Industry 5.0 will give us the ability to close the loop on design so we can push boundaries of physics on design. If you’re trying to make the next-generation aircraft, for example, you’re constrained by today’s manufacturing capabilities. You’re also constrained by the amount of data that you have coming back from the infield service of an aero engine or aircraft and your ability to feed that in-service data back into the design process.
With Industry 5.0, you’ll be able to automate the manufacturing process better, which means you’ll have real-time data coming in from the field. Rolls-Royce’s business model in the last ten years has flipped from selling engines to now having 50 per cent of its revenue from providing services to the engine. They can do that because they understand the design of failure of that engine. They know what the quality process is of that engine and they know how they want that engine to perform. Wherever a Rolls-Royce or GE engine is in the world, they know how fast it is, how hot is it, its altitude and where it is in its performance lifecycle compared to where it’s supposed to be as per its design capability.
If you take that to the next stage and you have true, seamless data between the field, the manufacturing process and the design, you’re taking humans out of the manufacturing route, but they’ll be more involved in how the product is being used and how it can be designed because they have more information.
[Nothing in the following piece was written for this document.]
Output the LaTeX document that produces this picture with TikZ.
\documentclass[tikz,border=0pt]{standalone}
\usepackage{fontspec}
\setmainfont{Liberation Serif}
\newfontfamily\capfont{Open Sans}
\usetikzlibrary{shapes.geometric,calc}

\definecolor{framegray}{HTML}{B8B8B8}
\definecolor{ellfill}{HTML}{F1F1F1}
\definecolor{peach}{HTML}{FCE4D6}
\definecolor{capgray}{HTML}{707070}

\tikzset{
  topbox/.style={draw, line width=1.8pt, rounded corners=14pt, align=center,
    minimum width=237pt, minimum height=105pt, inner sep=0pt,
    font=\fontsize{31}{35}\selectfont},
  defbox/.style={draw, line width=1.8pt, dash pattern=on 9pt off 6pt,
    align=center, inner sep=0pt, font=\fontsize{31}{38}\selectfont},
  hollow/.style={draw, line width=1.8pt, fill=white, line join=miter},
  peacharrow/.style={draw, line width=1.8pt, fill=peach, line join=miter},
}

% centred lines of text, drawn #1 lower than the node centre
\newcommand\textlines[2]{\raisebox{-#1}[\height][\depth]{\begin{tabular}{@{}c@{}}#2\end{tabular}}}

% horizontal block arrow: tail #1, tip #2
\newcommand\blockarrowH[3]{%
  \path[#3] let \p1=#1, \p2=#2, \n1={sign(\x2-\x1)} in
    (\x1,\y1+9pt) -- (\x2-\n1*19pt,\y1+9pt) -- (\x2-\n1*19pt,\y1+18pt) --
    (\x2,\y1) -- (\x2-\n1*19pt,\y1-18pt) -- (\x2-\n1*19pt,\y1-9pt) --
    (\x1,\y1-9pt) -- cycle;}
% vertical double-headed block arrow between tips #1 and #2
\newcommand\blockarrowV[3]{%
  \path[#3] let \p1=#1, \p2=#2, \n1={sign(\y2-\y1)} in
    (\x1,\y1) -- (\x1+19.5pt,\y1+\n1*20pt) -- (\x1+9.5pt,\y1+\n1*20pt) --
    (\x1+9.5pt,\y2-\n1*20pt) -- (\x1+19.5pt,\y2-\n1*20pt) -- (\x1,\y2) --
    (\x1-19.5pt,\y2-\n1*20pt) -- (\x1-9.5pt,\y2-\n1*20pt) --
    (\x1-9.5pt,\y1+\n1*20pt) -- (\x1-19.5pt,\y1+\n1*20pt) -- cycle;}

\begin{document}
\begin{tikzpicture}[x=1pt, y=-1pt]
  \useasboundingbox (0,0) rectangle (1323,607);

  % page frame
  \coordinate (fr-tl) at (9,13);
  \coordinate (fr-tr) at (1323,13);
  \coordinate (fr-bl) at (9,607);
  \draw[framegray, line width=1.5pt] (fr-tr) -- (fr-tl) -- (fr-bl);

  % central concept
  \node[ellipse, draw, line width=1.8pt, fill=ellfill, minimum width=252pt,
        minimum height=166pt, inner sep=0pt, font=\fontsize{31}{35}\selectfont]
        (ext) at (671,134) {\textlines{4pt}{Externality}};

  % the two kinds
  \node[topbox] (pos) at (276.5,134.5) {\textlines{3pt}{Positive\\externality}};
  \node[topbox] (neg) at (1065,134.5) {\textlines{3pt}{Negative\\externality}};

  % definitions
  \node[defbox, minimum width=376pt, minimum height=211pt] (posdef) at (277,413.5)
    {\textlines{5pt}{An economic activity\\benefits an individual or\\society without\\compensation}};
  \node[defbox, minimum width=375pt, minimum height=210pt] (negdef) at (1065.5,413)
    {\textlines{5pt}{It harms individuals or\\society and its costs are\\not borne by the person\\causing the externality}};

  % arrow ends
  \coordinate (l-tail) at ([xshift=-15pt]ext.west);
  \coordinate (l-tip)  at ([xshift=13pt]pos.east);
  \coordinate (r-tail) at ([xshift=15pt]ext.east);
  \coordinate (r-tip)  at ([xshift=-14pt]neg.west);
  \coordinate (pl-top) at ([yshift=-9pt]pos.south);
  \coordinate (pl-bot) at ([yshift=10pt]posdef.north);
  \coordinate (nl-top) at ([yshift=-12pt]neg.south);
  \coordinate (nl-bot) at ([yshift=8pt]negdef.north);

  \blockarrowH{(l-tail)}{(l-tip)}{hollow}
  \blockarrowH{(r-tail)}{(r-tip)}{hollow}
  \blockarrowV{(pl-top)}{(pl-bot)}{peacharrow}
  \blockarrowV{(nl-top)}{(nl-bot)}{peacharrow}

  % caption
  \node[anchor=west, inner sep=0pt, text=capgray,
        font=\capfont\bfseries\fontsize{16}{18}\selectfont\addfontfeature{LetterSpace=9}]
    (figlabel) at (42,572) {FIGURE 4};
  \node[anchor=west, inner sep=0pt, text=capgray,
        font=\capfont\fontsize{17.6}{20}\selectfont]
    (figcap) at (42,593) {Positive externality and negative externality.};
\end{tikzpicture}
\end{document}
Flipping the aero and automotive industries from a fossil-fuel world to an electrical world, for example, is going to be a significant design challenge and it will be much easier for humans to solve if the mundane tasks are being dealt with by AI techniques and robots.
To what extent is the UK in a position to lead the fifth industrial revolution?
A recent report by Jürgen Maier found the UK’s manufacturing sector could unlock £455 billion over the next decade if it cracks Industry 4.0, with probably 175,000 highly skilled jobs to go along with it, but that requires leadership and intervention from the government. We have the best research in this area in the world, but other countries have clear positions from their governments on intervention to make it happen.
I think the good news is the last few governments and this government have realised this is an area worth investing in to unlock that £455 billion and 175,000 jobs. But the needle needs to move a little bit to take the brilliant research out of the universities and into industry. With a small amount of intervention and some leadership, we may not have been leaders in the fourth industrial revolution in this country, but I’m pretty certain we could be absolutely the leading front on the fifth industrial revolution.